To determine whether a business has an online sales nexus, it will need to review the rules for its state. Common ways the states determine whether businesses should charge sales tax for online sales include:

  • Considering a click-through as a direct connection between the seller and buyer, such as through a referral link.
  • Through affiliate programs, such as Amazon’s affiliate program.
  • You sell over a certain amount or have a certain number of transactions. For example, Idaho has a minimum sales nexus of $100,000 per year.

Sales tax rates

Every state has its own sales tax rate. Additionally, counties and cities could add a small percentage to the state’s tax rate. A business should familiarize itself with all local and state sales tax laws, including the differing tax for certain products. State and local sales tax might fluctuate frequently, so check constantly to ensure that the business charges enough tax to cover the tax due on its tax forms.

Calculating sales tax

When calculating sales tax revenue, a business might have different taxes for different items. For example, some states charge one percentage for clothing and material goods and another rate for groceries. Always review the tax rates for your state, county, and city.

Sales made in the store might have a different tax rate than online sales. In-state sales might have a different rate than out-of-state sales. Make sure you know the rules for all retail sales of goods and services.

How to collect sales tax

Set up point of sale software to add the requisite sales tax to each item scanned. This way, you and your employees won’t have to remember which items have different tax percentages.

If a business does not have a point of sale and calculates everything by hand, it will have to know the appropriate amount, figure the percentage and add it to the sales price. Some states do not allow you to incorporate the sales tax in the price of the service or product, so be careful of selling items or services “all-inclusive” and figuring out the tax later.

Filing sales tax returns

State laws tell a business how often it must file sales tax returns. Many states require that you file them monthly.

Tax return due dates

Check your state’s laws for tax return due dates. Some states require them to be postmarked by the due date, and some want the returns processed by the due dates. If your state allows electronic filing, that is the best way as you can send payment electronically, and it is marked as received as soon as the state receives the return.


Should I collect sales tax?

Yes. Check with your state laws to find out if you sell any product or service that is exempt. Otherwise, almost everything is taxable.

How often should I file my sales tax?

File your sales tax when your state tells you it is due. Many states require that you file sales taxes every month.

Should I charge sales tax on everything?

No. Some states allow exemptions for certain items. Be sure to check your state’s laws for items and services that are exempt from sales tax.

How do I know my tax obligation?

You must complete and file a sales tax return that includes all taxable sales.

Are the products or services you deal in taxable in your state?

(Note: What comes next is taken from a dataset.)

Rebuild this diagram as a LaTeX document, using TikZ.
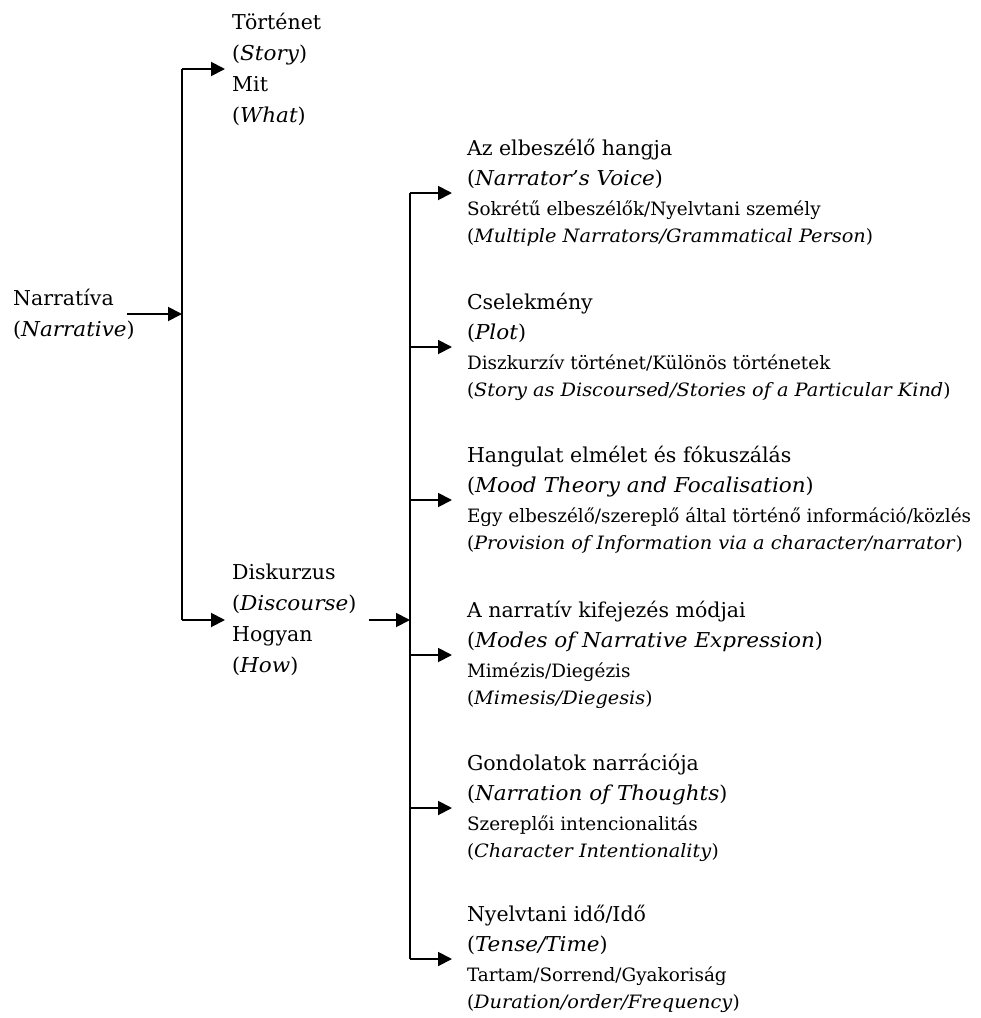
\documentclass[tikz,border=0pt]{standalone}
\usepackage{fontspec}
\setmainfont{DejaVu Serif}[ItalicFeatures={FakeStretch=1.05}]
\usetikzlibrary{arrows.meta}
% four-line label: two large lines, two small lines
\newcommand{\fourlines}[4]{%
  \fontsize{20.5}{30}\selectfont
  \begin{tabular}{@{}l@{}}
    #1\\
    (\textit{#2})\\
    \fontsize{18.4}{28}\selectfont #3\\[-3pt]
    \fontsize{18.4}{28}\selectfont (\textit{#4})
  \end{tabular}}
\tikzset{
  link/.style={line width=1.9pt},
  arr/.style={link, -{Triangle[length=14pt,width=14pt]}},
  lbl/.style={anchor=west, inner sep=0pt, align=left, font=\fontsize{20.5}{31}\selectfont},
  leaf/.style={anchor=west, inner sep=0pt, outer xsep=15pt}
}
\begin{document}
\begin{tikzpicture}[x=1pt, y=-1pt]
    \useasboundingbox (0,0) rectangle (981,1018);
    % trunks
    \coordinate (trunkA) at (182,0);
    \coordinate (trunkB) at (410,0);
    % first level
    \node[lbl] (narr) at (13,314) {Narratíva\\(\textit{Narrative})};
    \node[lbl] (tort) at (232,69) {Történet\\(\textit{Story})\\Mit\\(\textit{What})};
    \node[lbl] (disk) at (232,620) {Diskurzus\\(\textit{Discourse})\\Hogyan\\(\textit{How})};
    \draw[arr] ([xshift=-8pt]narr.east) -- (trunkA |- narr.east);
    \draw[link] (trunkA |- tort.west) -- (trunkA |- disk.west);
    \draw[arr] (trunkA |- tort.west) -- ([xshift=-7pt]tort.west);
    \draw[arr] (trunkA |- disk.west) -- ([xshift=-7pt]disk.west);
    % second level
    \node[leaf] (voice) at (452,193) {\fourlines{Az elbeszélő hangja}{Narrator’s Voice}{Sokrétű elbeszélők/Nyelvtani személy}{Multiple Narrators/Grammatical Person}};
    \node[leaf] (plot) at (452,347) {\fourlines{Cselekmény}{Plot}{Diszkurzív történet/Különös történetek}{Story as Discoursed/Stories of a Particular Kind}};
    \node[leaf] (mood) at (452,500) {\fourlines{Hangulat elmélet és fókuszálás}{Mood Theory and Focalisation}{Egy elbeszélő/szereplő által történő információ/közlés}{Provision of Information via a character/narrator}};
    \node[leaf] (modes) at (452,655) {\fourlines{A narratív kifejezés módjai}{Modes of Narrative Expression}{Mimézis/Diegézis}{Mimesis/Diegesis}};
    \node[leaf] (thought) at (452,808) {\fourlines{Gondolatok narrációja}{Narration of Thoughts}{Szereplői intencionalitás}{Character Intentionality}};
    \node[leaf] (tense) at (452,959) {\fourlines{Nyelvtani idő/Idő}{Tense/Time}{Tartam/Sorrend/Gyakoriság}{Duration/order/Frequency}};
    \draw[arr] ([xshift=12pt]disk.east) -- (trunkB |- disk.east);
    \draw[link] (trunkB |- voice.west) -- (trunkB |- tense.west);
    \foreach \n in {voice,plot,mood,modes,thought,tense}
        \draw[arr] (trunkB |- \n.west) -- (\n.west);
\end{tikzpicture}
\end{document}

Most products and services are taxable, though retail sales tax depends on state and local laws. However, if a business purchases goods for resale, it must have an exemption certificate to not pay double sales tax. Paying taxes on an item when a business purchases it, then paying taxes on it again when it sells the item or a product created with the item is double taxation.

How do I calculate taxes for my business?

Add up the sales tax you collected from your customers. This is the amount of tax the business owes. If the business did not charge tax on a taxable item, it must also include the tax on that item, even though it did not collect it from the customer.

How much sales tax should I charge?

You must charge sales tax as dictated by state and local laws.

How much do small business owners pay in taxes?

It depends on the type of business they have. Some businesses are required to pay additional taxes because of products they work with or services they provide.

Is it a requirement to obtain a seller’s permit or license?

If a state, county, or city requires it, a business must obtain a seller’s permit or license. Sometimes, the business might have to pay for a state license, a county license, and a city license.